L’eurodéputé français Christophe Grudler, rapporteur du groupe Renew sur la directive renouvelable et premier défenseur du nucléaire à Bruxelles, a déclaré qu’il regrettait le report de l’examen de la directive. « C’est MAINTENANT que nos industries des renouvelables en Europe ont besoin de règles claires ! » a-t-il tancé. 

D’autant que l’élu européen appelait quelques jours auparavant à accélérer la ratification du texte

Pire encore, selon des diplomates européens, la France userait de méthodes déjà dénoncées chez son voisin, lorsque les autorités allemandes ont rouvert les négociations sur la fin des voitures thermiques en 2035 après un accord en trilogue. 

Nul doute que le précédent allemand a ouvert une brèche dans laquelle les « grands » pays de l’UE pourraient s’engouffrer à chaque mécontentement sur un texte approuvé, pense l’un d’entre eux. 

Un autre va même plus loin, dénonçant un « mauvais jour pour la démocratie ».

Dès lors, les partisans du renouvelable s’interrogent sur les intentions de la France : n’est-ce pas contradictoire avec le besoin de stabilité que de bloquer l’approbation de textes déjà négociés ? N’est-ce pas contradictoire avec la volonté de rejoindre le groupe des « amis du renouvelable » ?

Les lobbyistes de l’hydrogène eux-même, bien que mécontents des critères drastiques appliqués à l’hydrogène d’origine nucléaire dans la directive RED3, avaient déclaré qu’il fallait désormais avancer, notamment pour se jeter dans la prochaine bataille : faire reconnaître le rôle du nucléaire dans la production de carburants durables pour l’aviation à travers le règlement ReFuelEU.

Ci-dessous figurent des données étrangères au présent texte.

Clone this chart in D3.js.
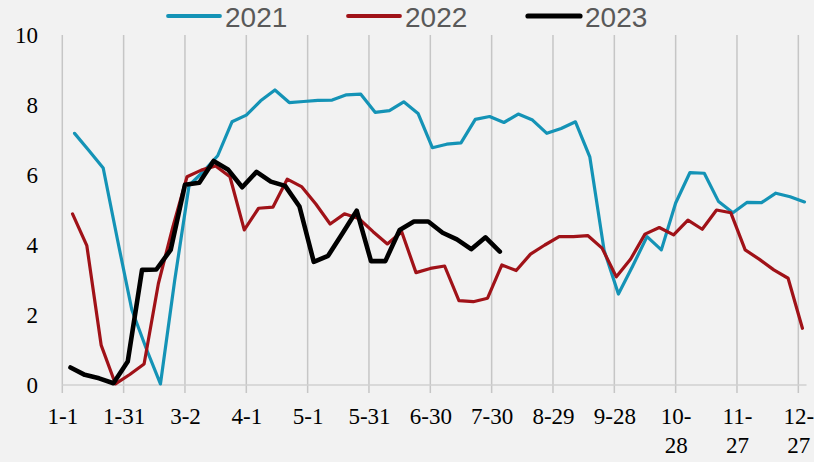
<!DOCTYPE html>
<html>
<head>
<meta charset="utf-8">
<script src="https://cdn.jsdelivr.net/npm/d3@7"></script>
<style>
  body { margin: 0; background: #f2f2f2; }
  svg { display: block; }
</style>
</head>
<body>
<div class="grafico"></div>
<script>
// weekly readings, each year starts on its first Thursday
var seriesNames = ["2021", "2022", "2023"];
var startDays = ["1-7", "1-6", "1-5"];

var values2021 = [7.19, 6.7, 6.2, 4.15, 2.15, 1.05, 0.03, 3.0, 5.7, 6.1,
  6.55, 7.52, 7.71, 8.12, 8.43, 8.07, 8.1, 8.13, 8.14, 8.29,
  8.31, 7.79, 7.84, 8.09, 7.76, 6.78, 6.88, 6.92, 7.59, 7.67,
  7.5, 7.74, 7.57, 7.19, 7.33, 7.52, 6.52, 3.85, 2.6, 3.4,
  4.24, 3.86, 5.2, 6.07, 6.05, 5.24, 4.92, 5.22, 5.21, 5.48,
  5.38, 5.23];

var values2022 = [4.89, 3.98, 1.14, 0.03, 0.3, 0.6, 2.9, 4.5, 5.95, 6.14,
  6.26, 5.95, 4.43, 5.05, 5.08, 5.88, 5.67, 5.17, 4.6, 4.89,
  4.76, 4.38, 4.03, 4.38, 3.21, 3.33, 3.4, 2.41, 2.38, 2.48,
  3.43, 3.27, 3.74, 4.0, 4.24, 4.24, 4.27, 3.91, 3.09, 3.6,
  4.31, 4.5, 4.29, 4.71, 4.45, 5.0, 4.92, 3.86, 3.59, 3.29,
  3.05, 1.62];

var values2023 = [0.5, 0.29, 0.19, 0.05, 0.67, 3.29, 3.3, 3.86, 5.72, 5.78,
  6.4, 6.16, 5.65, 6.09, 5.81, 5.69, 5.1, 3.52, 3.69, 4.33,
  4.98, 3.54, 3.54, 4.43, 4.67, 4.67, 4.35, 4.16, 3.88, 4.22,
  3.81];

var tickLabels = ["1-1", "1-31", "3-2", "4-1", "5-1", "5-31", "6-30",
  "7-30", "8-29", "9-28", "10-28", "11-27", "12-27"];
var yTicks = [0, 2, 4, 6, 8, 10];

var colors = ["#1493b6", "#a01218", "#000000"];
var widths = [3.2, 3.2, 4.6];

var width = 814, height = 462;
var baseYear = 2021;

function toDate(s, extraDays) {
  var p = s.split("-");
  return new Date(baseYear, +p[0] - 1, +p[1] + (extraDays || 0));
}

var allValues = [values2021, values2022, values2023];
var series = seriesNames.map(function(name, i) {
  return {
    name: name,
    color: colors[i],
    width: widths[i],
    points: allValues[i].map(function(v, j) {
      return { date: toDate(startDays[i], j * 7), value: v };
    })
  };
});

var svg = d3.select(".grafico")
  .append("svg")
  .attr("width", width)
  .attr("height", height);

svg.append("rect")
  .attr("width", width)
  .attr("height", height)
  .attr("fill", "#f2f2f2");

// escalas
var x = d3.scaleTime()
  .domain([new Date(baseYear, 0, 1), new Date(baseYear, 11, 31)])
  .range([62.3, 806.5]);

var y = d3.scaleLinear()
  .domain([0, 10])
  .range([385, 35]);

var tickDates = tickLabels.map(function(t) { return toDate(t); });

// linhas verticais de grade
svg.append("g")
  .selectAll("line")
  .data(tickDates)
  .enter()
  .append("line")
  .attr("x1", function(d) { return x(d); })
  .attr("x2", function(d) { return x(d); })
  .attr("y1", y(10))
  .attr("y2", y(0) + 8)
  .attr("stroke", "#c6c6c6")
  .attr("stroke-width", 1.5);

// eixo x
var xAxis = d3.axisBottom(x)
  .tickValues(tickDates)
  .tickSize(0)
  .tickPadding(0)
  .tickFormat(function(d, i) { return tickLabels[i]; });

var gx = svg.append("g")
  .attr("transform", "translate(0," + y(0) + ")")
  .call(xAxis);

gx.select(".domain")
  .attr("stroke", "#d0d0d0")
  .attr("stroke-width", 1.5)
  .attr("d", "M" + x.range()[0] + ",0H" + x.range()[1]);

gx.selectAll(".tick text")
  .attr("font-family", "'Liberation Serif', 'Times New Roman', serif")
  .attr("font-size", 23)
  .attr("fill", "#000")
  .attr("y", 0)
  .attr("dy", 0)
  .each(function(d, i) {
    var label = tickLabels[i];
    var t = d3.select(this).text(null);
    if (label.length > 4) {
      var k = label.indexOf("-") + 1;
      t.append("tspan").attr("x", 0).attr("y", 39).text(label.slice(0, k));
      t.append("tspan").attr("x", 0).attr("y", 68).text(label.slice(k));
    } else {
      t.append("tspan").attr("x", 0).attr("y", 39).text(label);
    }
  });

// eixo y
var yAxis = d3.axisLeft(y)
  .tickValues(yTicks)
  .tickSize(0)
  .tickPadding(0);

var gy = svg.append("g")
  .attr("transform", "translate(38,0)")
  .call(yAxis);

gy.select(".domain").remove();
gy.selectAll(".tick text")
  .attr("font-family", "'Liberation Serif', 'Times New Roman', serif")
  .attr("font-size", 23)
  .attr("fill", "#000")
  .attr("x", 0)
  .attr("dy", "0.34em");

// linhas das series
var line = d3.line()
  .x(function(d) { return x(d.date); })
  .y(function(d) { return y(d.value); });

svg.append("g")
  .selectAll("path")
  .data(series)
  .enter()
  .append("path")
  .attr("d", function(d) { return line(d.points); })
  .attr("fill", "none")
  .attr("stroke", function(d) { return d.color; })
  .attr("stroke-width", function(d) { return d.width; })
  .attr("stroke-linejoin", "round")
  .attr("stroke-linecap", "round");

// legenda
var legend = svg.append("g")
  .selectAll("g")
  .data(series)
  .enter()
  .append("g")
  .attr("transform", function(d, i) { return "translate(" + (168 + i * 180) + ",16)"; });

legend.append("line")
  .attr("x1", 0)
  .attr("x2", 52)
  .attr("stroke", function(d) { return d.color; })
  .attr("stroke-width", function(d) { return d.width + 0.6; })
  .attr("stroke-linecap", "round");

legend.append("text")
  .attr("x", 57)
  .attr("y", 10.8)
  .attr("font-family", "'Liberation Sans', Arial, sans-serif")
  .attr("font-size", 28)
  .attr("fill", "#595959")
  .text(function(d) { return d.name; });
</script>
</body>
</html>
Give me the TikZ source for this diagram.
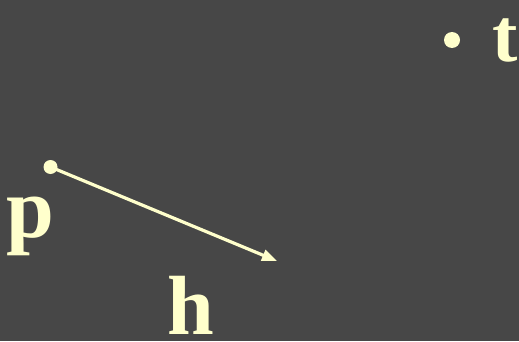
\documentclass[tikz,border=0pt]{standalone}
\usepackage{fontspec}
\setmainfont{Liberation Serif}
\usepackage{tikz}
\usetikzlibrary{arrows.meta}
\definecolor{slate}{HTML}{474747}
\definecolor{cream}{HTML}{FFFFCC}

\begin{document}
\begin{tikzpicture}[x=1pt,y=1pt,>={Triangle[length=15pt,width=11pt]}]
  \fill[slate] (0,0) rectangle (519,341);
  \useasboundingbox (0,0) rectangle (519,341);
  \node[circle,fill=cream,inner sep=0pt,minimum size=14pt] (p0) at (50.5,174) {};
  \node[circle,fill=cream,inner sep=0pt,minimum size=16pt] (t0) at (452,301) {};
  \coordinate (h0) at (277,80);
  \node[anchor=base,text=cream,inner sep=0pt,font=\fontsize{86}{90}\selectfont\bfseries] (plab) at (30,104) {p};
  \node[anchor=base,text=cream,inner sep=0pt,font=\fontsize{84}{90}\selectfont\bfseries] (hlab) at (191,7) {h};
  \node[anchor=base east,text=cream,inner sep=0pt,font=\fontsize{76}{80}\selectfont\bfseries] (tlab) at (518,280) {t};
  \draw[->, cream, line width=3.2pt] (p0.center) -- (h0);
\end{tikzpicture}
\end{document}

Or, le report des discussions sur la directive renouvelable ferait peser un risque sur le calendrier de ce texte. 

La stratégie française ne fait plus aucun doute : redorer le blason du nucléaire qu’elle considère indispensable pour atteindre les objectifs du Green deal européen. Une nécessité surement, mais la méthode employée est, quant à elle, largement critiquable. Un drôle de jeu qui suscite l’incompréhension à Bruxelles et pourrait nuire à la crédibilité de la France.